Et les moments difficiles, Girard peut en parler, elle qui est passée par toute la gamme des émotions au cours de sa carrière
Après avoir terminé au pied du podium chez les 63 kg lors des Jeux olympiques de Pékin, en 2008, la native d'Elliot Lake, en Ontario, est devenue quatre ans plus tard la première Canadienne médaillée olympique d'haltérophilie en s'emparant du bronze aux Jeux de Londres. Du moins, c'est ce qu'elle croyait.
Or, cette médaille s'est transformée en disque d'or quand, trois ans plus tard, une nouvelle ronde de tests antidopage a épinglé les deux athlètes qui l'avaient devancée - la Kazakhe Maya Maneza et la Russe Svetlana Tsarukaeva.
L'année suivante, en 2016, elle a appris que sa quatrième place acquise aux Jeux de Pékin s'était plutôt transformée en médaille de bronze, la réelle première médaille canadienne en haltérophilie, à la suite de l'exclusion d'une autre haltérophile, la Kazakhe Irina Nekrassova, médaillée d'argent.
C'est un peu tout ce bagage et cette implication qui ont fait en sorte que Girard ait été recommandée par le comité de sélection, qui a étudié de 70 à 75 candidatures, a affirmé Éric Myles, chef du sport du COC.
« Quand on arrive à la sélection des chefs, c'est une des belles portions de mon travail, a-t-il souligné. Mais on a aussi des choix difficiles à faire. On a tellement des athlètes extraordinaires et plusieurs sont intéressés par ce rôle-là. On a un comité de sélection qui est bien structuré, qui compte sur Tricia Smith et David Shoemaker (chef de la direction et secrétaire général du COC), notamment, et d'anciens chefs de mission des Panam comme Bruny Surin.
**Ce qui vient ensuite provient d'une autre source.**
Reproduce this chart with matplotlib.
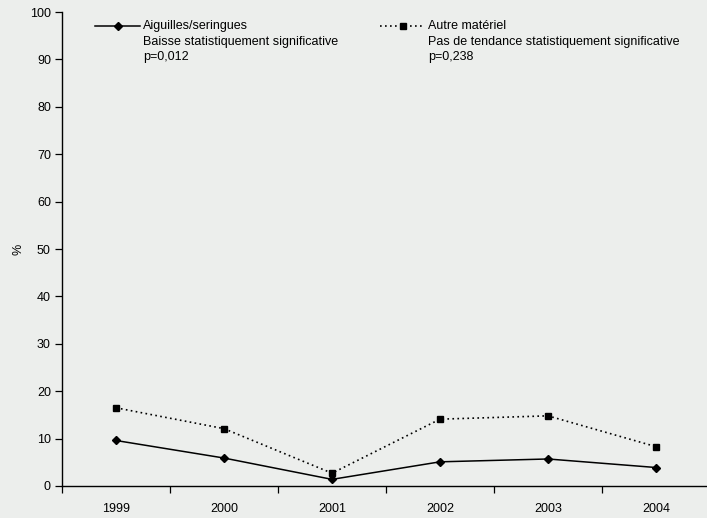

Ce comité-là, à travers sélections et entrevues, choisit un chef avec un profil qui va au-delà du sport.
« Christine apporte beaucoup avec son histoire personnelle, son rôle de mère, de mentor, toute l'intégrité qu'elle apporte à l'équipe. Ce sont les grands points qu'on regarde. Depuis Sylvie Bernier en 2008, ce sont des athlètes qui apportent beaucoup du côté humain qui sont choisis », a rappelé Myles.
Ce qu'elle a vécu a amené Girard à devenir une ambassadrice et une porte-parole engagée pour le sport sécuritaire, juste et éthique. Elle est d'ailleurs l'ambassadrice de l'éducation pour le compte de l'International Testing Agency et membre de la commission antidopage de la Fédération internationale d'haltérophilie, qui a grand besoin de refaire sa crédibilité.
« Ils ont vraiment apporté de grands changements, dit-elle au sujet de la fédération. Ce n'est pas parfait, mais je suis heureuse de pouvoir travailler avec eux sur cet enjeu. »
« C'est clair que (le sport propre), c'est un point que nous défendons au Canada. Mais c'est plus que ça qui l'a menée à ce poste, a assuré Myles. Nous ne sommes toutefois pas mal à l'aise du tout avec ce message-là. Christine en est une grande porte-parole. »
En plus de ses médailles olympiques, Girard a aussi remporté une médaille d'or (2011) et une médaille d'argent (2007) aux Jeux panaméricains. Mère de trois enfants de huit, sept et cinq ans, elle attendait que sa famille grandisse un peu avant de soumettre sa candidature et redonner aux athlètes.
« Ça va être plus facile de passer deux semaines avec papa sans maman! C'est ce qui m'a poussée à le faire », a-t-elle reconnu.
Les Jeux panaméricains de 2023 s'ouvriront à Santiago, au Chili, le 20 octobre. Les compétitions prendront fin le 5 novembre.